§ EXERCISE REQUIREMENTS
Locate the lines that hold the string "this". Copy every such line.

[Dataset records]

- - - - -

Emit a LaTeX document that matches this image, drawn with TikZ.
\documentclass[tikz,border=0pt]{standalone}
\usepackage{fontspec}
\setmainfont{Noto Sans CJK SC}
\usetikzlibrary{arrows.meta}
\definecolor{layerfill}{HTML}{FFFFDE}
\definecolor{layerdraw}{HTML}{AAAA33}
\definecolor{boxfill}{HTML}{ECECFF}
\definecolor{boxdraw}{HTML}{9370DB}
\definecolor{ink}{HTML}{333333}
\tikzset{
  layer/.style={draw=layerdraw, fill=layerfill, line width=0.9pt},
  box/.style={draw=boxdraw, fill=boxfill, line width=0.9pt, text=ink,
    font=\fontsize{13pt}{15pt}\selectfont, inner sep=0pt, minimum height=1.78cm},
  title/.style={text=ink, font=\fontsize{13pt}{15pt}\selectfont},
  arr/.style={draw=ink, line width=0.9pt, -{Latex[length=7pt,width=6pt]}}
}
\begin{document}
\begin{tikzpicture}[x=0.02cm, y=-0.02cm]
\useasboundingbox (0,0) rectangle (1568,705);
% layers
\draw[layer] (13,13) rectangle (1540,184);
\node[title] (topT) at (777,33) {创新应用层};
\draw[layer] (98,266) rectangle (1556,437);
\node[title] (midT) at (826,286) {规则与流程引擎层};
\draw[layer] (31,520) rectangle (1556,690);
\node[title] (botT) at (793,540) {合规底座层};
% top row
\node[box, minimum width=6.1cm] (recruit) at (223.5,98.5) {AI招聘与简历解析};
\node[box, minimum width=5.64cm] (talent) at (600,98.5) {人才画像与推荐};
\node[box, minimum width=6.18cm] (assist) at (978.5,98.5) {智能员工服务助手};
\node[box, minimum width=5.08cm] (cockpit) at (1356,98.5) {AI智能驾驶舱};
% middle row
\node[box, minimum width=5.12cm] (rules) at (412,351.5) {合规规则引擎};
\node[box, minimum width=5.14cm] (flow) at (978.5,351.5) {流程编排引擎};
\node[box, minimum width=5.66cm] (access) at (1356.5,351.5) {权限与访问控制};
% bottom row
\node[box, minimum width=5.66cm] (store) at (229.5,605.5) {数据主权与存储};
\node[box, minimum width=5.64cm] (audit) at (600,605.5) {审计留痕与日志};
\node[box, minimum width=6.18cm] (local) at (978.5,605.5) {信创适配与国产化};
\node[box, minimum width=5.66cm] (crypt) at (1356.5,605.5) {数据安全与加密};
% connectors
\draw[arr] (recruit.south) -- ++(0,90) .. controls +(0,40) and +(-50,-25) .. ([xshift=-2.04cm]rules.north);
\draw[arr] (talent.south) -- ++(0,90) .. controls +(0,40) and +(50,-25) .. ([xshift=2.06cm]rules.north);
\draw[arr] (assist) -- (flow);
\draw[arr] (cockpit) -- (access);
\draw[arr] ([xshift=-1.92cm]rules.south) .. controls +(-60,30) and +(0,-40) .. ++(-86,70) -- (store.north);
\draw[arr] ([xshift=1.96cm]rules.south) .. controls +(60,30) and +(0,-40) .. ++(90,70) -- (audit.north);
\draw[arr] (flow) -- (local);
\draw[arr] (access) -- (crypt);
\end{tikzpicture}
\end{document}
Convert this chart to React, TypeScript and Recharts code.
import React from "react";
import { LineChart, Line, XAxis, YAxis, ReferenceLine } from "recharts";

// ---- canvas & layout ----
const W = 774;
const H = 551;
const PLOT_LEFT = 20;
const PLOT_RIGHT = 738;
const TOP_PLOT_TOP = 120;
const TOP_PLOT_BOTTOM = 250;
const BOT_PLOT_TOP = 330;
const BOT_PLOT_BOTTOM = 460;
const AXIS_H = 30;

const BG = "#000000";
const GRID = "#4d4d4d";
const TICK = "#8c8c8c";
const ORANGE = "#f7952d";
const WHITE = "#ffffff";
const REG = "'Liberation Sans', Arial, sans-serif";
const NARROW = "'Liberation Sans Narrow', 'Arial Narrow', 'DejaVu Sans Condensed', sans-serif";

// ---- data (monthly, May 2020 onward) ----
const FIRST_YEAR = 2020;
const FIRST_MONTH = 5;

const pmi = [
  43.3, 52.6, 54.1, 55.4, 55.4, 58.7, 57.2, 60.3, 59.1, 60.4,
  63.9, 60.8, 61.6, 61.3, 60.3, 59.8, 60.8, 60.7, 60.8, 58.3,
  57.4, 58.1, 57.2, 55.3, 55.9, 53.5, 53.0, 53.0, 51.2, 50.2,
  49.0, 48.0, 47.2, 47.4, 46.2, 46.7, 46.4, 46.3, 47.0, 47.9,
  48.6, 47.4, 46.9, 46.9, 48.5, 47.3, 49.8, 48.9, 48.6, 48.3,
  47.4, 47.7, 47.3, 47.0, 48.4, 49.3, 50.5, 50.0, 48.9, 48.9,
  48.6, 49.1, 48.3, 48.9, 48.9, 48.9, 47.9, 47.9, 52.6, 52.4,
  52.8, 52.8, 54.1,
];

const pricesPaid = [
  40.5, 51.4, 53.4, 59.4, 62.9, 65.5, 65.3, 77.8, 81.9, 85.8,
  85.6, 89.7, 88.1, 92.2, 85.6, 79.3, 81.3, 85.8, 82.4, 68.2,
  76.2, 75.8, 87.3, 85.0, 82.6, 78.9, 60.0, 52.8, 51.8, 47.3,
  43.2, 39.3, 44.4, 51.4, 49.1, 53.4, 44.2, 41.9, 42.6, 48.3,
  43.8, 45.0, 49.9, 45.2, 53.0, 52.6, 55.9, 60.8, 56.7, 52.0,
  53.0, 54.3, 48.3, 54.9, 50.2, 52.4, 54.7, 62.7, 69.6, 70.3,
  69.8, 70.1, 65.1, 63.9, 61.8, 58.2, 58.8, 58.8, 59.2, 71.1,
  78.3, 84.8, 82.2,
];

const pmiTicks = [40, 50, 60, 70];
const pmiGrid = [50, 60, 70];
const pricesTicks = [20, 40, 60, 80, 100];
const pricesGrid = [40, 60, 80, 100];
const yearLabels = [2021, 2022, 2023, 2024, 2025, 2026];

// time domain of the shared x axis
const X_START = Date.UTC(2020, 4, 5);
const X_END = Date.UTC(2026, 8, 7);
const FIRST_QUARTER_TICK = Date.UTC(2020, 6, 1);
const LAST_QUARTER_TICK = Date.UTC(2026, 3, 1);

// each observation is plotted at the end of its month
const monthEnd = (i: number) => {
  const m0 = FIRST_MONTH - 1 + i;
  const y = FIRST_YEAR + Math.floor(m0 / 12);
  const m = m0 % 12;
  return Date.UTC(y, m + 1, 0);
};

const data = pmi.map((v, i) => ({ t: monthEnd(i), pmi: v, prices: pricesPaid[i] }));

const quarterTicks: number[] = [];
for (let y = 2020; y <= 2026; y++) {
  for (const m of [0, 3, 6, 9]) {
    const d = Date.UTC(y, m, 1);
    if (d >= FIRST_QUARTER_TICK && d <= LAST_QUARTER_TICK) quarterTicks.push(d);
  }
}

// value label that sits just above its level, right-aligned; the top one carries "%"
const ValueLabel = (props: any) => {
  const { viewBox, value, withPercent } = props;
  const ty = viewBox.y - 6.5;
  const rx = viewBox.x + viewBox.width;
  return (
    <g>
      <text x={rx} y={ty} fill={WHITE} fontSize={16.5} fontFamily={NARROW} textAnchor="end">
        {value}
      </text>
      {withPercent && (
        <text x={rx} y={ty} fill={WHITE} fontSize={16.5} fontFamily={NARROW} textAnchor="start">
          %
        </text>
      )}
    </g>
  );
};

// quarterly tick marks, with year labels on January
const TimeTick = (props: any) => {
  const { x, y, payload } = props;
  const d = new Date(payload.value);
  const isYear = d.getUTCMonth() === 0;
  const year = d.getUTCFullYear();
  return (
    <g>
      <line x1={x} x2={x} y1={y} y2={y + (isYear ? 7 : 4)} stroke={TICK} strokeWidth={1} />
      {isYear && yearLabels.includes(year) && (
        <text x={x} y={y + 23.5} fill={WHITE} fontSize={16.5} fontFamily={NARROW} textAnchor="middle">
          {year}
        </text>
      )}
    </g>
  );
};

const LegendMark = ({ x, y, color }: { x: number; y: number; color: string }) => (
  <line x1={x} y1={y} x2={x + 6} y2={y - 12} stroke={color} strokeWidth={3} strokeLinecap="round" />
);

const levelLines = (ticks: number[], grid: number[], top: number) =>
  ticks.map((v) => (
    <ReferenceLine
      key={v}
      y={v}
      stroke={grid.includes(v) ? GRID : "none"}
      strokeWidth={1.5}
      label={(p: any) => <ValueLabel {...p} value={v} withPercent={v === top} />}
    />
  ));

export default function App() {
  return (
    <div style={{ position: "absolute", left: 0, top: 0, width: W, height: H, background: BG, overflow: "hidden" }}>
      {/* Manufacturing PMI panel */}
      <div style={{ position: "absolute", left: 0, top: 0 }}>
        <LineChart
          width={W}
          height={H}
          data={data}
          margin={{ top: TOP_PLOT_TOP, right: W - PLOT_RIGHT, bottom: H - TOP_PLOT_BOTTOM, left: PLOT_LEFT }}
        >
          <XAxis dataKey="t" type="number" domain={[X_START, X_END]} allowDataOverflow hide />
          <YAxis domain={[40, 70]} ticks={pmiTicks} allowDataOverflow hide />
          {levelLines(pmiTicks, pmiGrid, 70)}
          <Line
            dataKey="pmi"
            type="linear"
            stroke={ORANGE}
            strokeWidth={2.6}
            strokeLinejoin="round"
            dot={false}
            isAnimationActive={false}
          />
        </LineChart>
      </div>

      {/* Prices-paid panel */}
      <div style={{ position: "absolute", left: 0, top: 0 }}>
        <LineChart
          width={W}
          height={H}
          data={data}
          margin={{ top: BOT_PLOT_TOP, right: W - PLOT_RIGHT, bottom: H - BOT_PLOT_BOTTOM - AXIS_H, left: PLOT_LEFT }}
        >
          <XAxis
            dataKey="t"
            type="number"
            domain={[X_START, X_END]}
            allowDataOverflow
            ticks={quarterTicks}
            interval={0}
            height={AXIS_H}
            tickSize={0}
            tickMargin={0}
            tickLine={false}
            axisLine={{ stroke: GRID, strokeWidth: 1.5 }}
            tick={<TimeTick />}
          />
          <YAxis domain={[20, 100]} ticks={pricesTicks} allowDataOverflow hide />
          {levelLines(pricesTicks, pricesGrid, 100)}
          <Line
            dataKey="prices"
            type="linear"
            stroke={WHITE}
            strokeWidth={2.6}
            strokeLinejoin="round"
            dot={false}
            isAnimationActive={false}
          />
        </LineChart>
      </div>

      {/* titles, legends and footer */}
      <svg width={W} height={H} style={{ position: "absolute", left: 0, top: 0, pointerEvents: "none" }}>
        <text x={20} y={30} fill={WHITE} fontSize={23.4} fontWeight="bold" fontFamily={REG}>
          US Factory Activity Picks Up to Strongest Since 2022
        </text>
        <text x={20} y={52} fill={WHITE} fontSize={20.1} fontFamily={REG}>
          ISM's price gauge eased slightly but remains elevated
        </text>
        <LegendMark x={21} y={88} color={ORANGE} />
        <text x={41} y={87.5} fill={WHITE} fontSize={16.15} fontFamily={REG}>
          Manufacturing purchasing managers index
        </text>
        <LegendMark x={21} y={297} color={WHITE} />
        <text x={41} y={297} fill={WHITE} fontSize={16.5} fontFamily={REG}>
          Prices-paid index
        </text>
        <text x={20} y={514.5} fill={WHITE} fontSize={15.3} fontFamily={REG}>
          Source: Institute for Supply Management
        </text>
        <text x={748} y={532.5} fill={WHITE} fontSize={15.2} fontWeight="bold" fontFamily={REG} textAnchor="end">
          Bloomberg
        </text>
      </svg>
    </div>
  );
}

- - - - -

§ THE RESPONSE
Emit a LaTeX document that matches this image, drawn with TikZ.
Convert this chart to React, TypeScript and Recharts code.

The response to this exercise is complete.